Another federal private members bill would require secret ballot votes for union certification in the public sector. The heads of Unifor and the Canadian Labour Congress oppose it, but a Leger Marketing poll found 80 per cent of workers support secret ballot votes on certification.

On the issue of mandatory union dues being used to fund a variety of political and social causes that have nothing do to with collective bargaining, union leaders again oppose any change.
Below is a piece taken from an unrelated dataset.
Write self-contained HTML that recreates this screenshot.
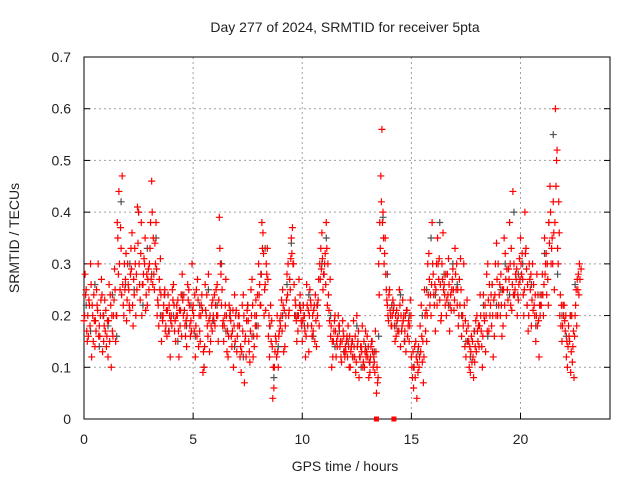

However, a Nanos/Labour Watch survey found that a large proportion of Canadians who pay union dues disagree with that money being used to contribute to political attack ads (72 per cent), political parties (67% per cent) or advocacy groups (63 per cent).

Ultimately we have a situation in Canada wherein union leaders are rejecting any suggestion that any aspect of labour laws be changed while demonizing anyone who suggests the same, even though their own members support reform.

That demonstrates that it is the politicians supporting reform efforts that are representing the true interests of workers and the general public, not the labour leaders. That being the case, one can understand why labour leaders are so fearful. Current laws give those leaders all the power, whereas the reforms mentioned above empower rank-and-file union members. Perhaps that explains the siege mentality currently forcing labour leaders to oppose all effort at reform.